[Plotting code records]
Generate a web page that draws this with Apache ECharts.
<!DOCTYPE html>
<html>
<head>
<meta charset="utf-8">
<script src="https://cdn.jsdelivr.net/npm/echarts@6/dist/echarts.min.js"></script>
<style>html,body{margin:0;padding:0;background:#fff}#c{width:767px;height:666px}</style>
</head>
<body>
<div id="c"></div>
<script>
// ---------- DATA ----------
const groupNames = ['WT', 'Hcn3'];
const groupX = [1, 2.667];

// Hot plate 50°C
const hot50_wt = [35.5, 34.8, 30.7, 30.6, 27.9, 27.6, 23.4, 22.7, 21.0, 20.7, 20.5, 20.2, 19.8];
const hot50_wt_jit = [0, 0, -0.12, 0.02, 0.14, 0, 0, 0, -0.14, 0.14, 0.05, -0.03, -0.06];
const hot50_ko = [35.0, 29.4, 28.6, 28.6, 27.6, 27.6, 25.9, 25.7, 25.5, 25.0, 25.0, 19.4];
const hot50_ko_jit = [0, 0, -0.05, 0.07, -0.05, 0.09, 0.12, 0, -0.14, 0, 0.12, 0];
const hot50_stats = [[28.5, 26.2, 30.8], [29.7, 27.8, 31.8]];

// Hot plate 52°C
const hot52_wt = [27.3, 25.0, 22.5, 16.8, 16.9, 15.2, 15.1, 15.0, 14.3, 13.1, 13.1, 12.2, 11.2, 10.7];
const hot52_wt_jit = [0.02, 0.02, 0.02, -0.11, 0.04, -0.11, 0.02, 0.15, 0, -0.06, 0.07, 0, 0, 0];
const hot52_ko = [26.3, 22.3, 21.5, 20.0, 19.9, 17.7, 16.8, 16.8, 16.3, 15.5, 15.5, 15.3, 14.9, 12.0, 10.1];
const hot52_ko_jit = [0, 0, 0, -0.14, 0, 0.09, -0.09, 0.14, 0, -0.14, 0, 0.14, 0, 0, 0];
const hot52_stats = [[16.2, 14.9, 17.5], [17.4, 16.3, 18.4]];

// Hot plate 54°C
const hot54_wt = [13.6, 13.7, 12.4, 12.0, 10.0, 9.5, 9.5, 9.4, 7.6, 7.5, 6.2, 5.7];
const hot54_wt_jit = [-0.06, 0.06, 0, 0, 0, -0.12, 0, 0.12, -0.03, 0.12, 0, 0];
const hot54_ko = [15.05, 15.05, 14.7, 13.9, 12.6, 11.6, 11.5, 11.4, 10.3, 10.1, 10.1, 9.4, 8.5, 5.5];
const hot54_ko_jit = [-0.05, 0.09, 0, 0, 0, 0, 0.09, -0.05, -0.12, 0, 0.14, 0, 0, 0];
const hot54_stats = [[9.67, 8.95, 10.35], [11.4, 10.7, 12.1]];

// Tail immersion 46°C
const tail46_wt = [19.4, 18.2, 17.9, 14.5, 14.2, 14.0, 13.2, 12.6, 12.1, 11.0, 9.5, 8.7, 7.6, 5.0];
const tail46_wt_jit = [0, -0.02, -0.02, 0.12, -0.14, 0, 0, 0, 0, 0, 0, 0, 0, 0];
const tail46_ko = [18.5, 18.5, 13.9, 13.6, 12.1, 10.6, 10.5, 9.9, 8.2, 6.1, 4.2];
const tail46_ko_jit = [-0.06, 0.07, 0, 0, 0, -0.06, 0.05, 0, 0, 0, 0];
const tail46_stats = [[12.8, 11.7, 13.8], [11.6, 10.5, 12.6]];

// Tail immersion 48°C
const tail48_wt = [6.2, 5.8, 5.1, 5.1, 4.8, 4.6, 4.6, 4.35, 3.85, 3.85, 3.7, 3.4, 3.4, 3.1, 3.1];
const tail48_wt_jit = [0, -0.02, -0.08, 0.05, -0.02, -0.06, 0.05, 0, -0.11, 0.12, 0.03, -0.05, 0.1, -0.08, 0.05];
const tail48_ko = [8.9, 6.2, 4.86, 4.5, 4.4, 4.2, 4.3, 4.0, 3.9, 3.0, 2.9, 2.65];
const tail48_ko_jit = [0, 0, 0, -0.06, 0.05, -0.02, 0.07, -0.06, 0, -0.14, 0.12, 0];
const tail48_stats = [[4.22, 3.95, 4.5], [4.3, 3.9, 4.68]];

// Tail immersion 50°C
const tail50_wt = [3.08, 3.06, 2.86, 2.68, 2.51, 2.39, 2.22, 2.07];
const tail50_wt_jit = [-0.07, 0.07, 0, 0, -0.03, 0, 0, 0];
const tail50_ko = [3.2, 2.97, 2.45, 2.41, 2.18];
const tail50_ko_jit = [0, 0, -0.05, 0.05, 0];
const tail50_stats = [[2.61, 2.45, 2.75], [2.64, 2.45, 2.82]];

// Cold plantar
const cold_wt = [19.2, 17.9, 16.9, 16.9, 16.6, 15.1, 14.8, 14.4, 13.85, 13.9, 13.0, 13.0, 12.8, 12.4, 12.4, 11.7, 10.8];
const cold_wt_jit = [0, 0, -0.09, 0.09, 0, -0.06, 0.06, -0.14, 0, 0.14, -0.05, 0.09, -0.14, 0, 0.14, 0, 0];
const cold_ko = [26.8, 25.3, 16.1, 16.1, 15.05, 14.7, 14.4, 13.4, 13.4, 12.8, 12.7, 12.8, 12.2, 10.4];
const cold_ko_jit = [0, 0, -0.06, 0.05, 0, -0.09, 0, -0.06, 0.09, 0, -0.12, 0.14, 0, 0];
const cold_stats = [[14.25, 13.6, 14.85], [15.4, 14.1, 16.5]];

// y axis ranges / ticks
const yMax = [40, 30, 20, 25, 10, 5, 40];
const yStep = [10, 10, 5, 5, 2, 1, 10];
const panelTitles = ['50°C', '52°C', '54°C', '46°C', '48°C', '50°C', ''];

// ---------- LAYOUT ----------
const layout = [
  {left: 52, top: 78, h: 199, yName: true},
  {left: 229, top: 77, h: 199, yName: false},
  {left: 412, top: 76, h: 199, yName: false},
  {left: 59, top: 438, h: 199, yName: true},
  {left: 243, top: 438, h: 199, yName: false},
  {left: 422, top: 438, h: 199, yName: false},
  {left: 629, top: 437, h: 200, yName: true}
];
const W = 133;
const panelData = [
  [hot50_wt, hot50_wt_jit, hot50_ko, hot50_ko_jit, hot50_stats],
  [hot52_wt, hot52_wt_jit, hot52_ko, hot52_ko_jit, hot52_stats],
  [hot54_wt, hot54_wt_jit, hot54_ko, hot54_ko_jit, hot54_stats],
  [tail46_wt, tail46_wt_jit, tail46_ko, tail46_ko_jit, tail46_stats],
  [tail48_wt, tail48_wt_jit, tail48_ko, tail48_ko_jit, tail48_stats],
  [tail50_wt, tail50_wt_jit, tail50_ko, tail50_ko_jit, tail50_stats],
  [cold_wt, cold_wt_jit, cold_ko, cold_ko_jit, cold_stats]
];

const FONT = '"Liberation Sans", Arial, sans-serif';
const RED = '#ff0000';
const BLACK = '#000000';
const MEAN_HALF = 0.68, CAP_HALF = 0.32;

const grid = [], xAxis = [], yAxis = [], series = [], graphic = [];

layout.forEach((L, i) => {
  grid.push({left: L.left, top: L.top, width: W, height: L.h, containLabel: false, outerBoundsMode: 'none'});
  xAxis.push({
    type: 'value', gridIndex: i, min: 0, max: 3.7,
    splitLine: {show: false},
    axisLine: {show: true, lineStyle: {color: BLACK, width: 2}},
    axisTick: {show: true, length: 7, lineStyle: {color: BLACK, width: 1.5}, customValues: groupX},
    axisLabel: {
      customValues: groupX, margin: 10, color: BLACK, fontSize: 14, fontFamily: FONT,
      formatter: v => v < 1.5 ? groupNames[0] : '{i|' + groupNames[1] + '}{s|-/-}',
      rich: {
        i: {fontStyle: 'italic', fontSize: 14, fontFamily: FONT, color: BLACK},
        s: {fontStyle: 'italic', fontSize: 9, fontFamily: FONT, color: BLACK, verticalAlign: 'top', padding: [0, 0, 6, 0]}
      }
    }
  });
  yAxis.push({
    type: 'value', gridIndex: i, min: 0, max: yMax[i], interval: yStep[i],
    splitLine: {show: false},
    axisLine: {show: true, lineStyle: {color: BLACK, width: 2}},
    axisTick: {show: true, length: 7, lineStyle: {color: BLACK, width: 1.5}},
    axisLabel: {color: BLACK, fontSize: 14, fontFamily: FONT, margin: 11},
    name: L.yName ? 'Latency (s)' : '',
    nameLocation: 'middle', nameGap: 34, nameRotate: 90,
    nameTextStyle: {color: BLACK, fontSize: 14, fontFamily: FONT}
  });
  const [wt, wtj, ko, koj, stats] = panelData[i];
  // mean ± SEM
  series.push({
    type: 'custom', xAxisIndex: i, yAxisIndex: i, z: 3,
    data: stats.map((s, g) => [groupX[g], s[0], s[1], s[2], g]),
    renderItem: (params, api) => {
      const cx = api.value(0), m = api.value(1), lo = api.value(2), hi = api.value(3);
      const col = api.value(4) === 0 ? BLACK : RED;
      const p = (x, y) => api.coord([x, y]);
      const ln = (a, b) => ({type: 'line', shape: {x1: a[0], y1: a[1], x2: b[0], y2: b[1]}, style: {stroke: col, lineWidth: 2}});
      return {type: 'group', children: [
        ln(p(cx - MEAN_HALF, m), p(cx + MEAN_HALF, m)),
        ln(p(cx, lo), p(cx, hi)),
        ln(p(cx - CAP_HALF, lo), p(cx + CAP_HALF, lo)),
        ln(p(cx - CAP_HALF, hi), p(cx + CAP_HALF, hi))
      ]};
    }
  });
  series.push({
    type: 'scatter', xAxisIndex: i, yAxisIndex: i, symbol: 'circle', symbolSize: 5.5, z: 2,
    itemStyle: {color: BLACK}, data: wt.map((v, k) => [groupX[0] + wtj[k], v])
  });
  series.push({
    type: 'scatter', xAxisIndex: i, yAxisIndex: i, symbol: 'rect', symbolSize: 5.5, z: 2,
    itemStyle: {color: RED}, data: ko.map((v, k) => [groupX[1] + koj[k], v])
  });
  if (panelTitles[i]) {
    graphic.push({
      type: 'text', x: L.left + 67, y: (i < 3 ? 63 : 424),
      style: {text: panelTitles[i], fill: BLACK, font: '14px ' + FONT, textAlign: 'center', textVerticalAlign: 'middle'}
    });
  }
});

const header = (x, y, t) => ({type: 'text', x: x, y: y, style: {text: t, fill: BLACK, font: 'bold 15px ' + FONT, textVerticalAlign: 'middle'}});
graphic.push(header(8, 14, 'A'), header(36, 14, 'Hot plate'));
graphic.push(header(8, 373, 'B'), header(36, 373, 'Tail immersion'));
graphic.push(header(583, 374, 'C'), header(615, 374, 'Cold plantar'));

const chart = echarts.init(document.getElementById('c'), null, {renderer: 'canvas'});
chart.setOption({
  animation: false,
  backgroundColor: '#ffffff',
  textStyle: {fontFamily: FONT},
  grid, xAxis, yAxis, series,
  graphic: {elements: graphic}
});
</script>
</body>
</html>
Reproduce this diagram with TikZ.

**Do this**. The lines to return begin at the first line of the records and end at the line holding "const groupX = [1, 2.667];"; please return them exactly, including both, and nothing beyond.

**Reply**.
Generate a web page that draws this with Apache ECharts.
<!DOCTYPE html>
<html>
<head>
<meta charset="utf-8">
<script src="https://cdn.jsdelivr.net/npm/echarts@6/dist/echarts.min.js"></script>
<style>html,body{margin:0;padding:0;background:#fff}#c{width:767px;height:666px}</style>
</head>
<body>
<div id="c"></div>
<script>
// ---------- DATA ----------
const groupNames = ['WT', 'Hcn3'];
const groupX = [1, 2.667];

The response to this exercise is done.